REPUBLIKA.CO.ID, JAKARTA -- Kepala Badan Meteorologi Klimatologi dan Geosifika (BMKG) Dwikorita Karnawati mengatakan pihaknya tidak menggunakan buoy untuk memantau tsunami. Akan tetapi, pihaknya menggunakan sensor gempa dan kecerdasan buatan yang diproses menggunakan superkomputer.
"Dengan menggunakan sensor gempa dan superkomputer, bisa diketahui lokasi gempa dan kekuatannya dalam dua menit. Menit berikutnya sudah bisa mengolah potensi tsunami berikut permodelannya," kata Dwikorita dalam taklimat media yang diadakan di Jakarta, Jumat (5/4).

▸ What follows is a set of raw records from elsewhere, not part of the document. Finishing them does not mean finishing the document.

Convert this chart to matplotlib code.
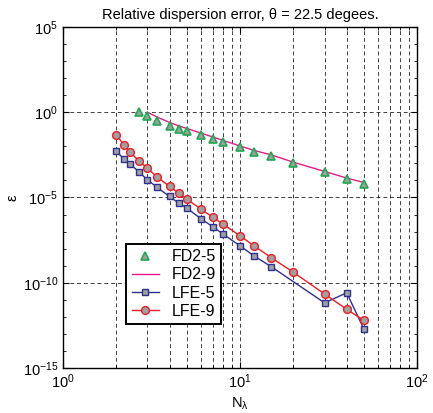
import matplotlib
matplotlib.use("Agg")
import matplotlib.pyplot as plt
import numpy as np
from matplotlib.ticker import LogLocator, NullFormatter, FixedLocator

plt.rcParams['font.family'] = ['Liberation Sans', 'DejaVu Sans']
plt.rcParams['mathtext.fontset'] = 'custom'
plt.rcParams['mathtext.rm'] = 'Liberation Sans'
plt.rcParams['mathtext.it'] = 'Liberation Sans'

# Data (log10 of error)
n_fd5 = [2.7, 3, 3.4, 4, 4.5, 5, 6, 7, 8, 10, 12, 15, 20, 30, 40, 50]
log_fd5 = [0.04, -0.21, -0.49, -0.78, -0.96, -1.09, -1.35, -1.56, -1.76, -2.06,
           -2.31, -2.56, -2.98, -3.53, -3.90, -4.18]

n_fd9 = [3, 3.4, 4, 4.5, 5, 6, 7, 8, 10, 12, 15, 20, 30, 40, 50]
log_fd9 = [0.0, -0.28, -0.6, -0.8, -0.95, -1.22, -1.45, -1.65, -1.98, -2.24,
           -2.5, -2.93, -3.47, -3.86, -4.12]

n_lfe5 = [2, 2.2, 2.4, 2.7, 3, 3.4, 4, 4.5, 5, 6, 7, 8, 10, 12, 15, 30, 40, 50]
log_lfe5 = [-2.29, -2.72, -3.04, -3.53, -3.96, -4.41, -4.94, -5.33, -5.62,
            -6.24, -6.71, -7.14, -7.84, -8.43, -9.06, -11.18, -10.59, -12.72]

n_lfe9 = [2, 2.2, 2.4, 2.7, 3, 3.4, 4, 4.5, 5, 6, 7, 8, 10, 12, 15, 20, 30, 40, 50]
log_lfe9 = [-1.31, -1.90, -2.35, -2.88, -3.29, -3.80, -4.35, -4.74, -5.09,
            -5.68, -6.15, -6.56, -7.25, -7.84, -8.53, -9.39, -10.66, -11.56, -12.21]

fig = plt.figure(figsize=(4.33, 4.13), dpi=100)
ax = fig.add_axes([0.1455, 0.109, 0.818, 0.8256])

gray = '#a0a0a0'
ax.plot(n_fd5, 10.0 ** np.array(log_fd5), linestyle='none', marker='^', ms=6.2,
        mfc=gray, mec='#1fa84f', mew=1.2, label='FD2-5', zorder=4)
ax.plot(n_fd9, 10.0 ** np.array(log_fd9), color='#e6198a', lw=1.0, label='FD2-9', zorder=3)
ax.plot(n_lfe5, 10.0 ** np.array(log_lfe5), color='#2e3192', lw=1.0, marker='s', ms=4.6,
        mfc=gray, mec='#2e3192', mew=1.0, label='LFE-5', zorder=3)
ax.plot(n_lfe9, 10.0 ** np.array(log_lfe9), color='#ed1c24', lw=1.0, marker='o', ms=5.6,
        mfc=gray, mec='#ed1c24', mew=1.0, label='LFE-9', zorder=3)

ax.set_xscale('log')
ax.set_yscale('log')
ax.set_xlim(1, 100)
ax.set_ylim(1e-15, 1e5)

ax.yaxis.set_major_locator(FixedLocator([1e-15, 1e-10, 1e-5, 1e0, 1e5]))
ax.yaxis.set_minor_locator(FixedLocator([10.0 ** k for k in range(-15, 6)]))
ax.yaxis.set_minor_formatter(NullFormatter())
ax.xaxis.set_minor_locator(LogLocator(base=10, subs=np.arange(2, 10)))
ax.xaxis.set_minor_formatter(NullFormatter())

ax.tick_params(which='both', direction='in', top=True, right=True, labelsize=10.5)
ax.tick_params(which='major', length=4)
ax.tick_params(which='minor', length=2.5)

grid_kw = dict(color='black', linestyle=(0, (4, 3)), linewidth=0.7, alpha=0.75)
ax.xaxis.grid(True, which='both', **grid_kw)
ax.yaxis.grid(True, which='major', **grid_kw)
ax.set_axisbelow(True)

for s in ax.spines.values():
    s.set_linewidth(1.0)

ax.set_title('Relative dispersion error, \u03b8 = 22.5 degees.', fontsize=10.5, pad=6)
ax.set_xlabel('N$_\\lambda$', fontsize=10.5, labelpad=3)
ax.set_ylabel('\u03b5', fontsize=10.5, labelpad=2)

leg = ax.legend(loc='lower left', bbox_to_anchor=(0.178, 0.128), fontsize=11.5,
                fancybox=False, framealpha=1, edgecolor='black', borderpad=0.35,
                handlelength=1.7, handletextpad=0.8, labelspacing=0.2, borderaxespad=0)
leg.get_frame().set_linewidth(1.4)

fig.savefig('out.png', dpi=100)
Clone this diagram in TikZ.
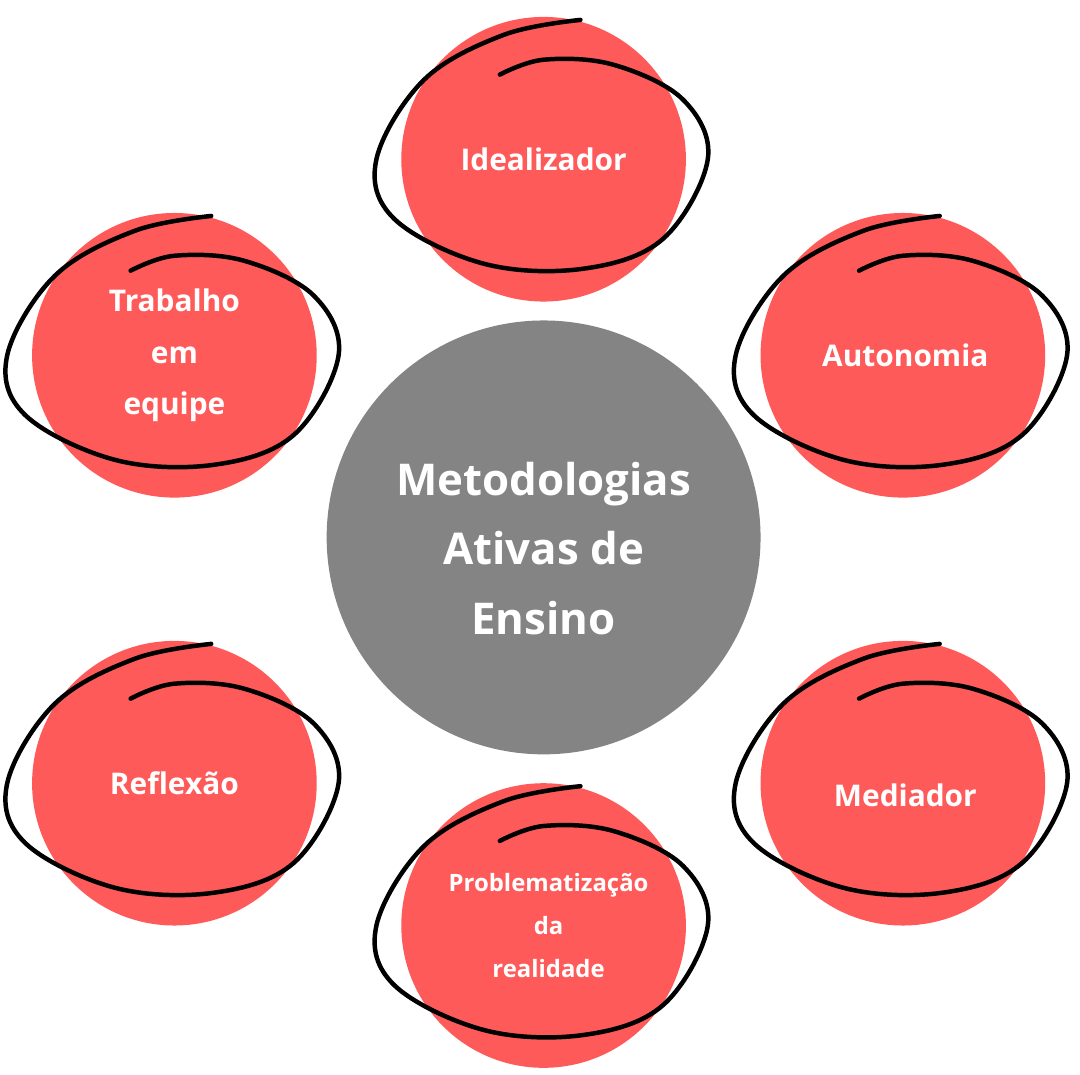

Setelah superkomputer dan kecerdasan buatan mengolah kemungkinan tsunami beserta permodelan, petugas BMKG kemudian melakukan verifikasi. Bila memang terdapat kemungkinan tsunami, maka BMKG akan mengeluarkan peringatan dini.
Hal itu tidak bisa dilakukan bila menggunakan buoy atau alat berpelampung yang diletakkan di tengah laut. Buoy baru mendeteksi setelah tsunami melewatinya sehingga tidak bisa memberikan peringatan dini.
Dwikorita mengatakan tsunami bisa datang sangat cepat. Tsunami di Palu, misalnya, pertama kali sampai di Kabupaten Donggala hanya dua menit setelah gempa terjadi.
"Namun, komputer bisa saja salah. Bisa jadi sudah ada peringatan dini, tetapi tsunami tidak terjadi," tuturnya.
Selain penggunaan teknologi, Dwikorita mengatakan kearifan lokal harus dikembangkan dalam kesiapsiagaan bencana. Di Aceh, misalnya, sudah terbangun kebiasaan untuk lari ke tempat tinggi bila masyarakat merasakan guncangan keras.
"Warga di Donggala juga menyampaikan beberapa saat sebelum terjadi gempa, sapi-sapi yang ada di pantai berlarian panik ke gunung. Pemilik yang mengejar sapinya akhirnya selamat dari tsunami. Ini tentu perlu ada kajian lebih lanjut," katanya.